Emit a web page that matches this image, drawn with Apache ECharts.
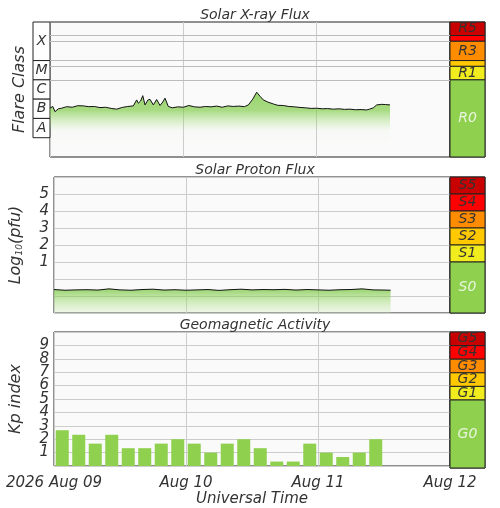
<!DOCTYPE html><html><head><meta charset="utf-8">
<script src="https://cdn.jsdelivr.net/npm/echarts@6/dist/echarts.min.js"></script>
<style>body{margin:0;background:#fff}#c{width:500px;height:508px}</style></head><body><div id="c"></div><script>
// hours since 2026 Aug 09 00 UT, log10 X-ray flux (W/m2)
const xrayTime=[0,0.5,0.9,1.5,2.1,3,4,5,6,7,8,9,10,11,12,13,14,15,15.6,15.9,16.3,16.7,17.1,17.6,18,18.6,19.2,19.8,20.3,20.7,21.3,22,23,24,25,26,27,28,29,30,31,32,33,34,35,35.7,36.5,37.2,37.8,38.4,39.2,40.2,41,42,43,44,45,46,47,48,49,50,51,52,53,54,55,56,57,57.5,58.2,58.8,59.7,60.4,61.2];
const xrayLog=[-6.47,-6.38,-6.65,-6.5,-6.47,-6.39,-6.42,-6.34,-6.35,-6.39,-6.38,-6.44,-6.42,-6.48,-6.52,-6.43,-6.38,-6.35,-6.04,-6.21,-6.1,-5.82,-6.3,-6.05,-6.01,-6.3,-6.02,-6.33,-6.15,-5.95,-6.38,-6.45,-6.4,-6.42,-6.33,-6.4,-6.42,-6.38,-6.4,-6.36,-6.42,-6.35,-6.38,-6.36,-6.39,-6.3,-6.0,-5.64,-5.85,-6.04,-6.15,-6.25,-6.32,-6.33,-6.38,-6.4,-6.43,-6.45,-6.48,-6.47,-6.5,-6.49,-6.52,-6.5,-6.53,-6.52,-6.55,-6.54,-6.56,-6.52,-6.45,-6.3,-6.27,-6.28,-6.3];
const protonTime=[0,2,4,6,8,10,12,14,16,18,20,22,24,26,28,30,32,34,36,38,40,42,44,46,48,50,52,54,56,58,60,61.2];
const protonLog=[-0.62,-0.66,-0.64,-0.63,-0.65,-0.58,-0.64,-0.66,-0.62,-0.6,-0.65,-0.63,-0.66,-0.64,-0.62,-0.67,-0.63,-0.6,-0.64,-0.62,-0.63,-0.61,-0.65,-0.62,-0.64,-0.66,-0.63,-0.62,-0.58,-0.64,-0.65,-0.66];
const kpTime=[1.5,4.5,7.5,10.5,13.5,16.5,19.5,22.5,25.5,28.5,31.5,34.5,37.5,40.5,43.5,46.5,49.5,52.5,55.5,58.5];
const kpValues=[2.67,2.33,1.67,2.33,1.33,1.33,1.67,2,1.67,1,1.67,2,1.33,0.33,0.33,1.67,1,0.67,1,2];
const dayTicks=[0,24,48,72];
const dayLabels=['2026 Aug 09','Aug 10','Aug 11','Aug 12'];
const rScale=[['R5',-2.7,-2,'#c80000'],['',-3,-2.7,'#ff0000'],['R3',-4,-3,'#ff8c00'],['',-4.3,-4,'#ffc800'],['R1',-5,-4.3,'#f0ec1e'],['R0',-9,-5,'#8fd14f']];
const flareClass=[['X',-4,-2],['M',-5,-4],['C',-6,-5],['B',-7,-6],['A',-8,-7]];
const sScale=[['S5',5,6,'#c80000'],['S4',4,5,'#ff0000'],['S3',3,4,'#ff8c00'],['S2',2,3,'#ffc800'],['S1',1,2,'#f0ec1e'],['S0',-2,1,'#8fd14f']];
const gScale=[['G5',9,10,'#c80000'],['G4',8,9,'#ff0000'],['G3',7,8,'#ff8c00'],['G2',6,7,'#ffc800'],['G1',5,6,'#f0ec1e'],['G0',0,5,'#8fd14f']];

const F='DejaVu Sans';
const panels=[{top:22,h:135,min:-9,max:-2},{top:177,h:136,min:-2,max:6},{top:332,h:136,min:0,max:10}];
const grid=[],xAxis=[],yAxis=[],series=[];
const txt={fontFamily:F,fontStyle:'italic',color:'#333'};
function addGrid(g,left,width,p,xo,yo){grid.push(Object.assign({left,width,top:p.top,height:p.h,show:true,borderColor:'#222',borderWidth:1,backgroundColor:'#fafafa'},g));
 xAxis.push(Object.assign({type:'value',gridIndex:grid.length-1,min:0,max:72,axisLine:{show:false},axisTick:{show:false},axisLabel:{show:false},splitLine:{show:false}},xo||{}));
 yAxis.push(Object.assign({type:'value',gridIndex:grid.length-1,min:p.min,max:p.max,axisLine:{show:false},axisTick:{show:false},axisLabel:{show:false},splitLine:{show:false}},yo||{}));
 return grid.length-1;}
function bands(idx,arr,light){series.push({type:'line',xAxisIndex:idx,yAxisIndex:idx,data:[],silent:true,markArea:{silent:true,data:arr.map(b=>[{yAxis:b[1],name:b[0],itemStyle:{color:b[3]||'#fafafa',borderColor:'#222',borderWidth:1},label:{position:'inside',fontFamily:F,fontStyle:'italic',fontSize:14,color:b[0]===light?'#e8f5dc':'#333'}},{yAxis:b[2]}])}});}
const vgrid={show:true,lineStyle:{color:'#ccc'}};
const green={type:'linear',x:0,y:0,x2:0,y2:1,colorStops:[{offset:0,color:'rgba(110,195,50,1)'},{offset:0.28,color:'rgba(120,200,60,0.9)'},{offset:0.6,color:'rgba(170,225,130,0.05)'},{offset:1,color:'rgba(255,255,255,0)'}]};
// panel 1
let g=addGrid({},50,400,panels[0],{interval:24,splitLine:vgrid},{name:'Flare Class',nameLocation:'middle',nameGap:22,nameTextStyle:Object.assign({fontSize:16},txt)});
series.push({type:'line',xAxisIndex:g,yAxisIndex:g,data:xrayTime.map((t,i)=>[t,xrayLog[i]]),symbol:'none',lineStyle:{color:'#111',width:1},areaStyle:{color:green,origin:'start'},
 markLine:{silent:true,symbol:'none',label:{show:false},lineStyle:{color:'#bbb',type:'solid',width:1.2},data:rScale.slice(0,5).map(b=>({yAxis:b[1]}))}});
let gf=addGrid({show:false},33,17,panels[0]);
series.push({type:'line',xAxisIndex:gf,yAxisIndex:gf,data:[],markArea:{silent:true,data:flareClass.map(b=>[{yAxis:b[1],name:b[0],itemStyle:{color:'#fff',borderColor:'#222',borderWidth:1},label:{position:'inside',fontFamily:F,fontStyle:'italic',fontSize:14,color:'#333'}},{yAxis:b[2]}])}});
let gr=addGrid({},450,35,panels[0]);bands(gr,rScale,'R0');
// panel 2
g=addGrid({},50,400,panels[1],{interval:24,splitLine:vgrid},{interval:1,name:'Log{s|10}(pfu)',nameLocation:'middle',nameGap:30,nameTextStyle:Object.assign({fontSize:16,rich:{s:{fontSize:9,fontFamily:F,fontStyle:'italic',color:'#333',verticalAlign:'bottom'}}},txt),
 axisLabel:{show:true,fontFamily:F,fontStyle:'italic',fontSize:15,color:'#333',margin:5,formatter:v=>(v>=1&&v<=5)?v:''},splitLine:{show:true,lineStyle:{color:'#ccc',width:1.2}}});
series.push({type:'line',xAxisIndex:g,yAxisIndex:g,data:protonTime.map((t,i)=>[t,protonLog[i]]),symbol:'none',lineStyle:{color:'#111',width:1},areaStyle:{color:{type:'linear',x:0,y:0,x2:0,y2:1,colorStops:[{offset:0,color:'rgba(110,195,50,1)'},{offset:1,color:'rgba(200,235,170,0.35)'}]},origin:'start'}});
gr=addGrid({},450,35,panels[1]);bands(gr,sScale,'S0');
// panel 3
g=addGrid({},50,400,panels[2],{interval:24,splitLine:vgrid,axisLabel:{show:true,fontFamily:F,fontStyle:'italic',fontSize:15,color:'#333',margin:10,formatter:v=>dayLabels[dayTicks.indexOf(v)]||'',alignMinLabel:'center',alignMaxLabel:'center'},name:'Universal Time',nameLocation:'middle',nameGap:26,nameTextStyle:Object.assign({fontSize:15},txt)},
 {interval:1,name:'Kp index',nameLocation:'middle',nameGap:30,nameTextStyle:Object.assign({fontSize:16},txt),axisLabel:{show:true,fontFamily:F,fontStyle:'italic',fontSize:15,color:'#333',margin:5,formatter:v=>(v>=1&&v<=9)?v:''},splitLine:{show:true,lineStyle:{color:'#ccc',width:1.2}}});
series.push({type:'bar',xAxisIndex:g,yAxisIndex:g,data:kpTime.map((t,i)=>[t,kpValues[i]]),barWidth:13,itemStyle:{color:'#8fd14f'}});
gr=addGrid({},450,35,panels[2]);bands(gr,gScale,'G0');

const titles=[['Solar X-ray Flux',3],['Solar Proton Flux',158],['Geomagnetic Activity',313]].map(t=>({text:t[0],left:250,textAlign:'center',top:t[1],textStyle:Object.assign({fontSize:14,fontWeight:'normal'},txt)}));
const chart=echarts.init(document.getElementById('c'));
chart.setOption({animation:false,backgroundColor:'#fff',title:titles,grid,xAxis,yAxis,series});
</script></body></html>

::::

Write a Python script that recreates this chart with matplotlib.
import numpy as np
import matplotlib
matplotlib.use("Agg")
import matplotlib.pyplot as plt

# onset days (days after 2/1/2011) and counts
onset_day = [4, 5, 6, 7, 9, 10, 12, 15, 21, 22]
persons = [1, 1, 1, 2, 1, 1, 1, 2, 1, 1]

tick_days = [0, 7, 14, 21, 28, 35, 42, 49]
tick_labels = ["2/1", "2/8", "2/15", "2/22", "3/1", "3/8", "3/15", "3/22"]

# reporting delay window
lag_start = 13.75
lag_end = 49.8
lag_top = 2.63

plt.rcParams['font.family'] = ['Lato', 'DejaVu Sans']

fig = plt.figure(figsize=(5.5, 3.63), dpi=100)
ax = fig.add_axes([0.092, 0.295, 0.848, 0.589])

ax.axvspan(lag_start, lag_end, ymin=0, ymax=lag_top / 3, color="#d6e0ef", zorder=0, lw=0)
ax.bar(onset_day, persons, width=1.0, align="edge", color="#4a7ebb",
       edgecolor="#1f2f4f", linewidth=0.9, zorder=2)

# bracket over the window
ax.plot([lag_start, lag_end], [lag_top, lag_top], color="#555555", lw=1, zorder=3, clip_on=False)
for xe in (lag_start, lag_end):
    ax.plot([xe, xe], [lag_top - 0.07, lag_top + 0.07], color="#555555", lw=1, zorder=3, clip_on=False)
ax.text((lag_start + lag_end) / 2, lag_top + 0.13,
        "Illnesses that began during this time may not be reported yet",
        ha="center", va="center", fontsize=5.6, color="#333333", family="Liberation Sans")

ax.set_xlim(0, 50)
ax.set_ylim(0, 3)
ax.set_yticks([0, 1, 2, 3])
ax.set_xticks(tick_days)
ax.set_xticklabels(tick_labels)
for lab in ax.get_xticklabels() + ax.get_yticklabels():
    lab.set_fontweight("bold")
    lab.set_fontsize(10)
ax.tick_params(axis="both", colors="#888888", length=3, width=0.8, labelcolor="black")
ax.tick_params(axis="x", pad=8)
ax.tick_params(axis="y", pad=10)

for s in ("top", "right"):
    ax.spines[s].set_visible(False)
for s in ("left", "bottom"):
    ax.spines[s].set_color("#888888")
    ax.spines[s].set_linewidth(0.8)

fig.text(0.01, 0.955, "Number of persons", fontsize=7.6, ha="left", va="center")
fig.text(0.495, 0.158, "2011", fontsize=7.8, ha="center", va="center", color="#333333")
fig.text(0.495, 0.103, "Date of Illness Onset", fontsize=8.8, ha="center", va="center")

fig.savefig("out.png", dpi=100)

::::

▸ Exercise directions: Retype verbatim the lines that run from the line containing "Write a Python" to the line containing "persons = [1, 1, 1, 2, 1, 1, 1, 2, 1, 1]", both inclusive, and no others.

▸ Exercise result:
Write a Python script that recreates this chart with matplotlib.
import numpy as np
import matplotlib
matplotlib.use("Agg")
import matplotlib.pyplot as plt

# onset days (days after 2/1/2011) and counts
onset_day = [4, 5, 6, 7, 9, 10, 12, 15, 21, 22]
persons = [1, 1, 1, 2, 1, 1, 1, 2, 1, 1]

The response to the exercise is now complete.